Nothing really, as far as the fundamentals are concerned! Companies from the sector continue to rake in strong order bookings on the back of infrastructure drive in the country. Key beneficiaries are companies serving the needs of the power, road construction and oil and gas sectors.

However, valuations of companies from the sector have taken a severe beating during the past few weeks. If one were to take a look at the adjacent chart, the magnitude of the fall can easily be identified. For instance, ABB India, which, at its 52-week high levels, was trading at an obnoxious price to earnings multiple of 64.5 times training 12-month (TTM) earnings, currently trades at 43.8 times, which is still stretched from a medium-term perspective. Another stock is Voltas, which has seen valuations decline from 52.6 times TTM earnings to the current (and more reasonable) levels of 37.1 times earnings.

Investors need to understand that strong order bookings, while providing companies with some visibility into the future, should not justify high valuations. Order books follow a long cycle i.e., it takes almost 24 to 36 months for a company like BHEL to convert its order bookings into actual revenues. And in this long period of time, there can be many variables that can play havoc with the company’s estimates on the execution front. Some of these variables can be changes in government policy, the overall investment environment, and volatility in input prices (availability of key raw materials and fuel sources) and uncertainty with respect to retention of key personnel. Indian engineering majors ‘are’ facing some of these issues currently, and that makes the timely execution of the order backlog highly unpredictable.

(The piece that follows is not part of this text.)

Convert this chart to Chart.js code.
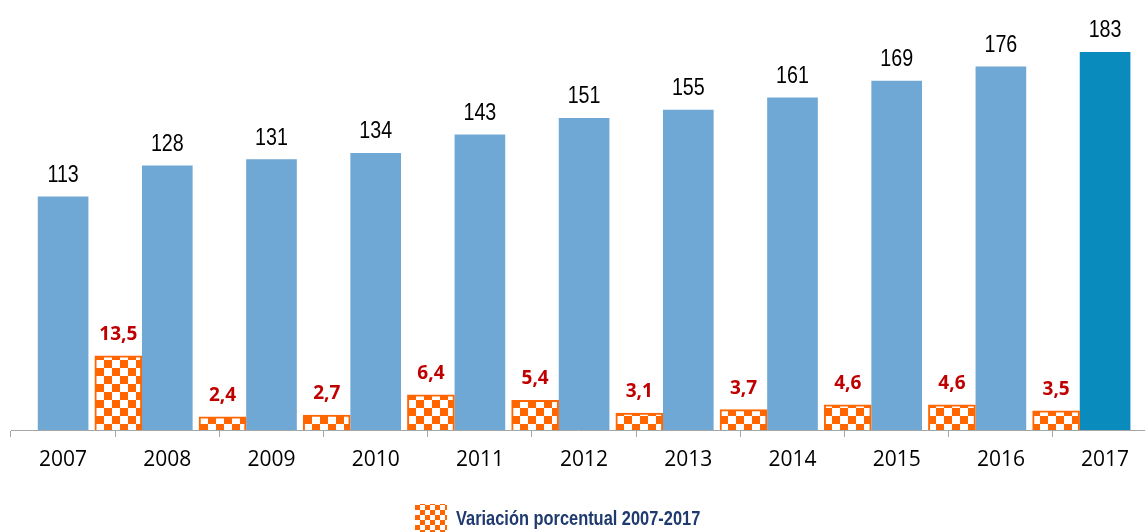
<!DOCTYPE html>
<html lang="es">
<head>
<meta charset="utf-8">
<title>Variación porcentual 2007-2017</title>
<script src="https://cdn.jsdelivr.net/npm/chart.js@4.4.1/dist/chart.umd.min.js"></script>
<style>
  body { margin: 0; background: #fff; }
  #contenedor { width: 1145px; height: 532px; position: relative; }
</style>
</head>
<body>
<div id="contenedor"><canvas id="myChart"></canvas></div>
<script>
const anios = ["2007", "2008", "2009", "2010", "2011", "2012", "2013", "2014", "2015", "2016", "2017"];
const valores = [113, 128, 131, 134, 143, 151, 155, 161, 169, 176, 183];
const variacion = [null, 13.5, 2.4, 2.7, 6.4, 5.4, 3.1, 3.7, 4.6, 4.6, 3.5];
const leyenda = "Variación porcentual 2007-2017";

const azul = "#6fa8d4";
const azulUltimo = "#0a8bbd";
const naranja = "#ff6600";

function crearPatron(tam) {
  const c = document.createElement("canvas");
  c.width = tam * 2;
  c.height = tam * 2;
  const ctx = c.getContext("2d");
  ctx.fillStyle = "#ffffff";
  ctx.fillRect(0, 0, tam * 2, tam * 2);
  ctx.fillStyle = naranja;
  ctx.fillRect(0, 0, tam, tam);
  ctx.fillRect(tam, tam, tam, tam);
  return ctx.createPattern(c, "repeat");
}

const patron = crearPatron(8);
const patronLeyenda = crearPatron(5);

// los puntos naranjos van entre un año y el anterior
const datosAzules = valores.map((v, i) => ({ x: i, y: v }));
const datosNaranjos = [];
variacion.forEach((v, i) => {
  if (v !== null) datosNaranjos.push({ x: i - 0.47, y: v });
});

function formatear(v) {
  return String(v).replace(".", ",");
}

// texto angosto: Liberation Sans comprimida a lo ancho
function textoAngosto(ctx, texto, x, y, escala) {
  ctx.save();
  ctx.translate(x, y);
  ctx.scale(escala, 1);
  ctx.fillText(texto, 0, 0);
  ctx.restore();
}

const etiquetas = {
  id: "etiquetas",
  afterDatasetsDraw(chart) {
    const ctx = chart.ctx;
    ctx.save();
    ctx.textAlign = "center";
    ctx.textBaseline = "alphabetic";
    chart.getDatasetMeta(0).data.forEach((barra, i) => {
      ctx.font = "24px 'Liberation Sans', sans-serif";
      ctx.fillStyle = "#000000";
      textoAngosto(ctx, formatear(valores[i]), barra.x, barra.y - 15, 0.82);
    });
    chart.getDatasetMeta(1).data.forEach((barra, i) => {
      ctx.font = "bold 19px 'Open Sans', sans-serif";
      ctx.fillStyle = "#c00000";
      ctx.fillText(formatear(datosNaranjos[i].y), barra.x, barra.y - 16);
    });

    // leyenda
    ctx.fillStyle = patronLeyenda;
    ctx.fillRect(415, 504, 32, 30);
    ctx.font = "bold 20px 'Liberation Sans', sans-serif";
    ctx.fillStyle = "#1f3a6e";
    ctx.textAlign = "left";
    ctx.textBaseline = "middle";
    textoAngosto(ctx, leyenda, 456, 519, 0.82);
    ctx.restore();
  },
};

const config = {
  type: "bar",
  data: {
    datasets: [
      {
        label: "Total",
        data: datosAzules,
        backgroundColor: valores.map((v, i) => (i === valores.length - 1 ? azulUltimo : azul)),
        barThickness: 50,
        yAxisID: "y",
        order: 2,
      },
      {
        label: leyenda,
        data: datosNaranjos,
        backgroundColor: patron,
        borderColor: naranja,
        borderWidth: 2,
        barThickness: 47,
        yAxisID: "y2",
        order: 1,
      },
    ],
  },
  options: {
    responsive: true,
    maintainAspectRatio: false,
    animation: false,
    grouped: false,
    layout: { padding: { top: 10, left: 11, right: 0, bottom: 0 } },
    plugins: {
      legend: { display: false },
      tooltip: { enabled: false },
    },
    scales: {
      x: {
        type: "linear",
        offset: false,
        min: -0.5,
        max: 10.383,
        afterBuildTicks: (scale) => {
          scale.ticks = anios.map((a, i) => ({ value: i }));
        },
        afterFit: (scale) => {
          scale.height = 102;
        },
        grid: {
          offset: true,
          drawOnChartArea: false,
          drawTicks: true,
          tickLength: 7,
          color: "#a6a6a6",
        },
        border: { display: true, color: "#a6a6a6", width: 1 },
        ticks: {
          padding: 10,
          color: "#000000",
          font: { family: "'Open Sans', sans-serif", size: 21 },
          maxRotation: 0,
          autoSkip: false,
          callback: (v) => anios[v],
        },
      },
      y: {
        display: false,
        min: 0,
        max: 203.5,
      },
      y2: {
        display: false,
        min: 0,
        max: 76.4,
      },
    },
  },
  plugins: [etiquetas],
};

const miGraf = document.querySelector("#myChart");
const myChart = new Chart(miGraf, config);
</script>
</body>
</html>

In high times (when stock prices are rising and everything seems hunky dory), another ‘criminal agent’ that takes centre-stage is the ‘PEG’ ratio or ‘price to earnings growth ration’. Participants argue that since a company is expected to grow earnings at 40% to 50% per annum in the next 2 to 3 years, they ‘must’ command similar kind of price to earnings valuations. That is to say that anything below a PEG of 1 is ‘attractive’! Another example of plain and simple logic taking backseat while greed being in the driver’s seat!

As indicated above, considering that the gestation period for capital good companies is typically long (orders take a long time to convert to revenues), and that several unknown variables can impact performance during this period, using PEG to justify high valuations should be a ‘no-no’ for long-term investors.